• _TASK PROMPT_:
Without the pictures, can you quote each line below exactly?

• _DATA EXCERPT_:
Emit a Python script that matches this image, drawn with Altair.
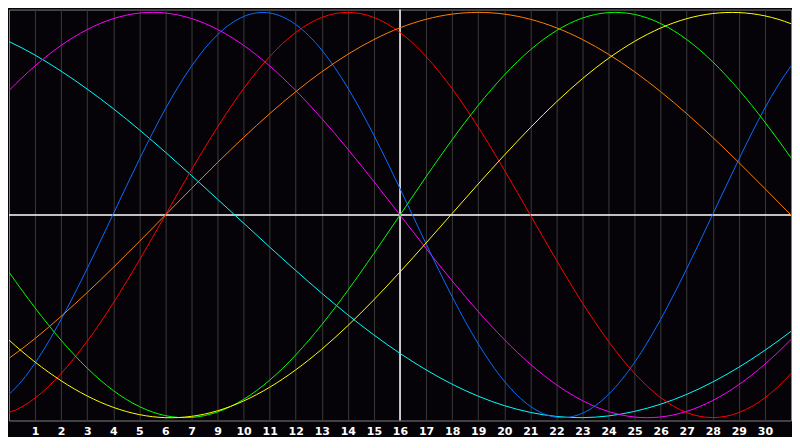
import altair as alt
import pandas as pd

# Day positions (x, in day units across the 30-day window) at which values were read
days = [-2, 0, 2, 4, 6, 8, 10, 12, 14, 16, 18, 20, 22, 24, 26, 28, 30, 32]

physical = [-0.998, -0.885, -0.515, 0.005, 0.524, 0.890, 0.997, 0.814, 0.393,
            -0.142, -0.635, -0.944, -0.978, -0.727, -0.265, 0.275, 0.735, 0.980]
emotional = [-0.975, -0.975, -0.782, -0.434, 0.000, 0.434, 0.782, 0.975, 0.975,
             0.782, 0.434, 0.000, -0.434, -0.782, -0.975, -0.975, -0.782, -0.434]
intellectual = [0.095, -0.282, -0.618, -0.866, -0.990, -0.972, -0.815, -0.541, -0.189,
                0.189, 0.541, 0.815, 0.972, 0.990, 0.866, 0.618, 0.282, -0.095]
intuitive = [0.325, 0.614, 0.837, 0.969, 0.997, 0.916, 0.736, 0.476, 0.165,
             -0.165, -0.476, -0.736, -0.916, -0.997, -0.969, -0.837, -0.614, -0.325]
aesthetic = [-0.364, -0.617, -0.818, -0.949, -1.000, -0.966, -0.850, -0.662, -0.418,
             -0.138, 0.153, 0.431, 0.673, 0.857, 0.969, 0.999, 0.944, 0.809]
awareness = [-0.866, -0.707, -0.500, -0.259, 0.000, 0.259, 0.500, 0.707, 0.866,
             0.966, 1.000, 0.966, 0.866, 0.707, 0.500, 0.259, 0.000, -0.259]
spiritual = [0.953, 0.856, 0.710, 0.525, 0.310, 0.078, -0.158, -0.386, -0.592,
             -0.764, -0.894, -0.974, -1.000, -0.969, -0.885, -0.751, -0.574, -0.366]

series_names = ["Spiritual", "Intuitive", "Physical", "Emotional", "Awareness", "Intellectual", "Aesthetic"]
series_values = [spiritual, intuitive, physical, emotional, awareness, intellectual, aesthetic]
series_colors = ["#00ffff", "#ff00ff", "#0a6cff", "#ff0000", "#ff8000", "#00ff00", "#ffff00"]

# Axis tick labels (day 8 has no label in the reference)
tick_positions = list(range(1, 30))
tick_labels = ["1", "2", "3", "4", "5", "6", "7", "9", "10", "11", "12", "13", "14", "15",
               "16", "17", "18", "19", "20", "21", "22", "23", "24", "25", "26", "27",
               "28", "29", "30"]
today = [15]

rows = []
for name, vals in zip(series_names, series_values):
    for d, v in zip(days, vals):
        rows.append({"day": d, "value": v, "series": name})
df = pd.DataFrame(rows)

label_expr = "[" + ",".join("'" + l + "'" for l in tick_labels) + "][datum.value - 1]"

x_scale = alt.Scale(domain=[0, 30], nice=False, zero=False)
y_scale = alt.Scale(domain=[-1.014, 1.014], nice=False, zero=False)

x_axis = alt.Axis(
    values=tick_positions,
    labelExpr=label_expr,
    grid=True,
    gridColor="#3a3a3a",
    gridWidth=1,
    domain=False,
    ticks=False,
    labelColor="#ffffff",
    labelFont="DejaVu Sans",
    labelFontSize=11,
    labelFontWeight="bold",
    labelPadding=5,
    labelFlush=False,
    title=None,
)

zero_rule = alt.Chart(pd.DataFrame({"v": [0]})).mark_rule(
    color="#ffffff", strokeWidth=1.5
).encode(y=alt.Y("v:Q", scale=y_scale, axis=None))

today_rule = alt.Chart(pd.DataFrame({"d": today})).mark_rule(
    color="#ffffff", strokeWidth=1.5
).encode(x=alt.X("d:Q", scale=x_scale, axis=x_axis))

lines = alt.Chart(df).mark_line(strokeWidth=1, clip=True, interpolate="natural").encode(
    x=alt.X("day:Q", scale=x_scale, axis=x_axis),
    y=alt.Y("value:Q", scale=y_scale, axis=None),
    color=alt.Color("series:N", scale=alt.Scale(domain=series_names, range=series_colors), legend=None),
    detail="series:N",
)

chart = alt.layer(today_rule, zero_rule, lines).properties(
    width=784,
    height=412,
    padding=0,
    background="#050308",
).configure_view(
    stroke="#808080",
    strokeWidth=1,
    fill="#050308",
)

chart.save("out.html", embed_options={"renderer": "svg", "actions": False})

• _RESPONSE FOR THIS EXERCISE_:
Emit a Python script that matches this image, drawn with Altair.
import altair as alt
import pandas as pd

# Day positions (x, in day units across the 30-day window) at which values were read
days = [-2, 0, 2, 4, 6, 8, 10, 12, 14, 16, 18, 20, 22, 24, 26, 28, 30, 32]

physical = [-0.998, -0.885, -0.515, 0.005, 0.524, 0.890, 0.997, 0.814, 0.393,
            -0.142, -0.635, -0.944, -0.978, -0.727, -0.265, 0.275, 0.735, 0.980]
emotional = [-0.975, -0.975, -0.782, -0.434, 0.000, 0.434, 0.782, 0.975, 0.975,
             0.782, 0.434, 0.000, -0.434, -0.782, -0.975, -0.975, -0.782, -0.434]
intellectual = [0.095, -0.282, -0.618, -0.866, -0.990, -0.972, -0.815, -0.541, -0.189,
                0.189, 0.541, 0.815, 0.972, 0.990, 0.866, 0.618, 0.282, -0.095]
intuitive = [0.325, 0.614, 0.837, 0.969, 0.997, 0.916, 0.736, 0.476, 0.165,
             -0.165, -0.476, -0.736, -0.916, -0.997, -0.969, -0.837, -0.614, -0.325]
aesthetic = [-0.364, -0.617, -0.818, -0.949, -1.000, -0.966, -0.850, -0.662, -0.418,
             -0.138, 0.153, 0.431, 0.673, 0.857, 0.969, 0.999, 0.944, 0.809]
awareness = [-0.866, -0.707, -0.500, -0.259, 0.000, 0.259, 0.500, 0.707, 0.866,
             0.966, 1.000, 0.966, 0.866, 0.707, 0.500, 0.259, 0.000, -0.259]
spiritual = [0.953, 0.856, 0.710, 0.525, 0.310, 0.078, -0.158, -0.386, -0.592,
             -0.764, -0.894, -0.974, -1.000, -0.969, -0.885, -0.751, -0.574, -0.366]

series_names = ["Spiritual", "Intuitive", "Physical", "Emotional", "Awareness", "Intellectual", "Aesthetic"]
series_values = [spiritual, intuitive, physical, emotional, awareness, intellectual, aesthetic]
series_colors = ["#00ffff", "#ff00ff", "#0a6cff", "#ff0000", "#ff8000", "#00ff00", "#ffff00"]

# Axis tick labels (day 8 has no label in the reference)
tick_positions = list(range(1, 30))
tick_labels = ["1", "2", "3", "4", "5", "6", "7", "9", "10", "11", "12", "13", "14", "15",
               "16", "17", "18", "19", "20", "21", "22", "23", "24", "25", "26", "27",
               "28", "29", "30"]
today = [15]

rows = []
for name, vals in zip(series_names, series_values):
    for d, v in zip(days, vals):
        rows.append({"day": d, "value": v, "series": name})
df = pd.DataFrame(rows)

label_expr = "[" + ",".join("'" + l + "'" for l in tick_labels) + "][datum.value - 1]"

x_scale = alt.Scale(domain=[0, 30], nice=False, zero=False)
y_scale = alt.Scale(domain=[-1.014, 1.014], nice=False, zero=False)

x_axis = alt.Axis(
    values=tick_positions,
    labelExpr=label_expr,
    grid=True,
    gridColor="#3a3a3a",
    gridWidth=1,
    domain=False,
    ticks=False,
    labelColor="#ffffff",
    labelFont="DejaVu Sans",
    labelFontSize=11,
    labelFontWeight="bold",
    labelPadding=5,
    labelFlush=False,
    title=None,
)

zero_rule = alt.Chart(pd.DataFrame({"v": [0]})).mark_rule(
    color="#ffffff", strokeWidth=1.5
).encode(y=alt.Y("v:Q", scale=y_scale, axis=None))

today_rule = alt.Chart(pd.DataFrame({"d": today})).mark_rule(
    color="#ffffff", strokeWidth=1.5
).encode(x=alt.X("d:Q", scale=x_scale, axis=x_axis))

lines = alt.Chart(df).mark_line(strokeWidth=1, clip=True, interpolate="natural").encode(
    x=alt.X("day:Q", scale=x_scale, axis=x_axis),
    y=alt.Y("value:Q", scale=y_scale, axis=None),
    color=alt.Color("series:N", scale=alt.Scale(domain=series_names, range=series_colors), legend=None),
    detail="series:N",
)

chart = alt.layer(today_rule, zero_rule, lines).properties(
    width=784,
    height=412,
    padding=0,
    background="#050308",
).configure_view(
    stroke="#808080",
    strokeWidth=1,
    fill="#050308",
)

chart.save("out.html", embed_options={"renderer": "svg", "actions": False})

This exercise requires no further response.